A trio of expats living in Asia form a tenuous bond based on mutual attraction, sexual obsession and the insatiable desire to experience the deadliest of thrills.
As their relationship matures, the dangerous love triangle in which they’ve become entwined quickly escalates into a series of brutal sexual conquests as they struggle to deal with lives spinning out of control and the debilitating psychological effects of mental and physical abuse.
Known for her distinctive brand of unsettling fiction, author Karen Runge is at the top of the modern horror game in this, her premiere novel. Seeing Double is a beautifully evocative and stunningly dark coming-of-age exploration of human sexuality and the roles of masculinity and feminism, polyamorous relationships, social and psychological isolation, and the humiliation of ultimate betrayal.

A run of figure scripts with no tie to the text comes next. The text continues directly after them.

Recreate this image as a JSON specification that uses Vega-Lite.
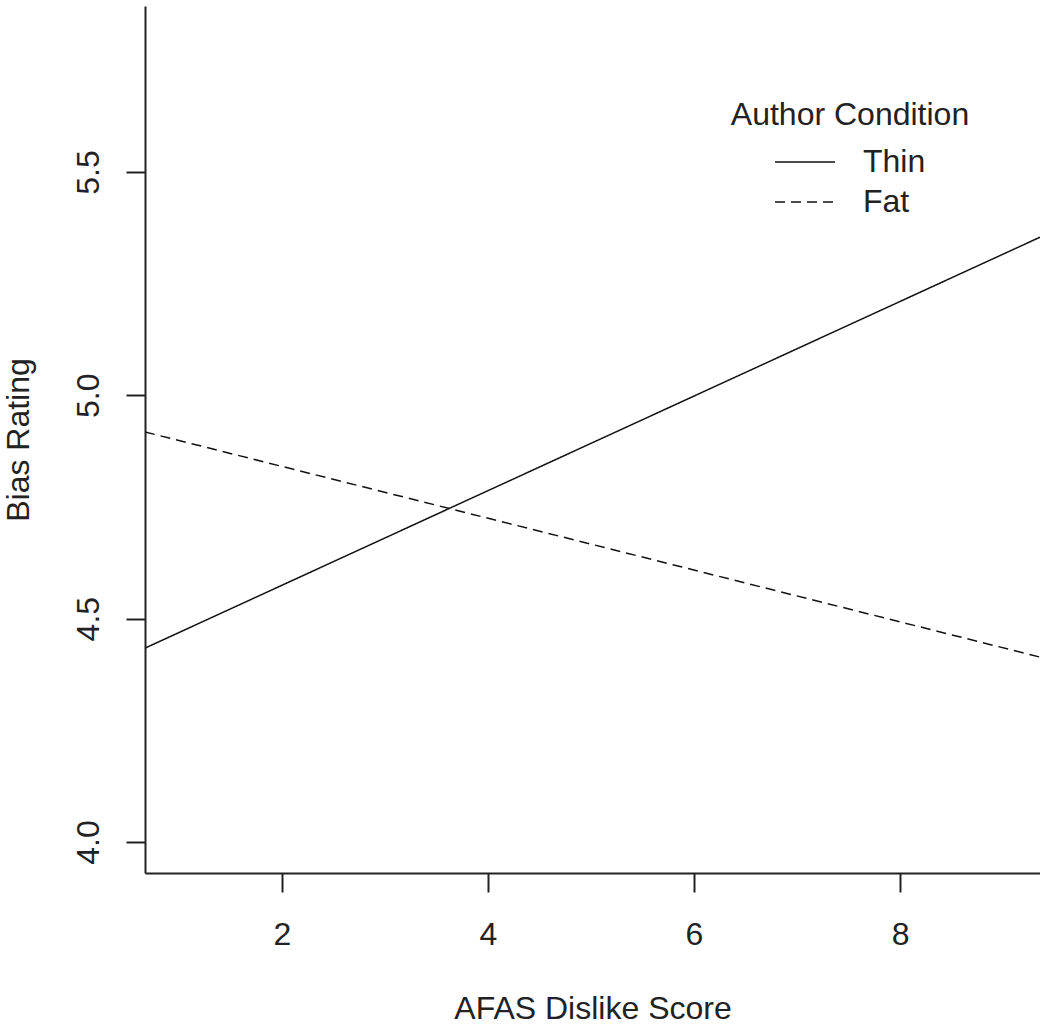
{
  "$schema": "https://vega.github.io/schema/vega-lite/v6.json",
  "autosize": {"type": "none"},
  "width": 895,
  "height": 867,
  "padding": {"left": 145, "top": 6, "right": 0, "bottom": 155},
  "background": "white",
  "config": {
    "view": {"stroke": null},
    "font": "Liberation Sans",
    "axis": {
      "grid": false,
      "domainColor": "#222",
      "domainWidth": 2,
      "tickColor": "#222",
      "tickWidth": 2,
      "tickSize": 19,
      "labelFont": "Liberation Sans",
      "labelFontSize": 32,
      "labelColor": "#222",
      "titleFont": "Liberation Sans",
      "titleFontSize": 32,
      "titleFontWeight": "normal",
      "titleColor": "#222"
    }
  },
  "data": {
    "values": [
      {"score": 0.67, "rating": 4.434, "cond": "Thin"},
      {"score": 9.359, "rating": 5.354, "cond": "Thin"},
      {"score": 0.67, "rating": 4.918, "cond": "Fat"},
      {"score": 9.359, "rating": 4.414, "cond": "Fat"}
    ]
  },
  "mark": {"type": "line", "color": "#111", "strokeWidth": 1.5, "clip": true},
  "encoding": {
    "x": {
      "field": "score", "type": "quantitative",
      "scale": {"domain": [0.67, 9.359], "nice": false, "zero": false},
      "axis": {"values": [2, 4, 6, 8], "title": "AFAS Dislike Score", "labelPadding": 27, "titlePadding": 43, "format": "d"}
    },
    "y": {
      "field": "rating", "type": "quantitative",
      "scale": {"domain": [3.9306, 5.8716], "nice": false, "zero": false},
      "axis": {"values": [4.0, 4.5, 5.0, 5.5], "format": ".1f", "title": "Bias Rating", "labelAngle": -90, "labelAlign": "center", "labelBaseline": "bottom", "labelPadding": 21, "titlePadding": 37}
    },
    "strokeDash": {
      "field": "cond", "type": "nominal",
      "scale": {"domain": ["Thin", "Fat"], "range": [[1, 0], [10, 6]]},
      "legend": {
        "title": "Author Condition",
        "orient": "none",
        "legendX": 586,
        "legendY": 94,
        "titleFontSize": 32,
        "titleFontWeight": "normal",
        "titleColor": "#222",
        "titleFont": "Liberation Sans",
        "titleAnchor": "middle",
        "titleLimit": 1000,
        "titlePadding": 10,
        "labelFontSize": 32,
        "labelColor": "#222",
        "labelFont": "Liberation Sans",
        "labelOffset": 27,
        "symbolType": "stroke",
        "symbolSize": 3600,
        "symbolStrokeWidth": 1.5,
        "symbolStrokeColor": "#111",
        "clipHeight": 40,
        "rowPadding": 0
      }
    }
  }
}
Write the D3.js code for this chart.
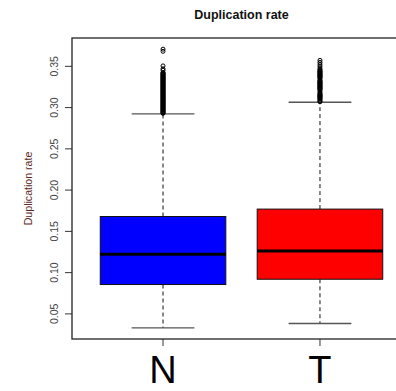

A mesmerizingly dark imagination fills this collection of seven stories that explore a multitude of sins, both familiar and deadly. Love turns to lust. Crimes escape punishment. The ordinary turns strange. Women take control – or lose it. Blood flows, flesh ripens. And throughout, people, good and bad, find themselves in the inescapable grip of desire.
Karen Runge’s fresh voice resonates with those of the masters – Atwood, Oates, Mantel, King, and other writers who look bravely into the darkness and write unflinchingly about what they see there. With these disturbing but undeniable stories, Runge makes her dazzling first mark as a writer – one with a brilliant future ahead.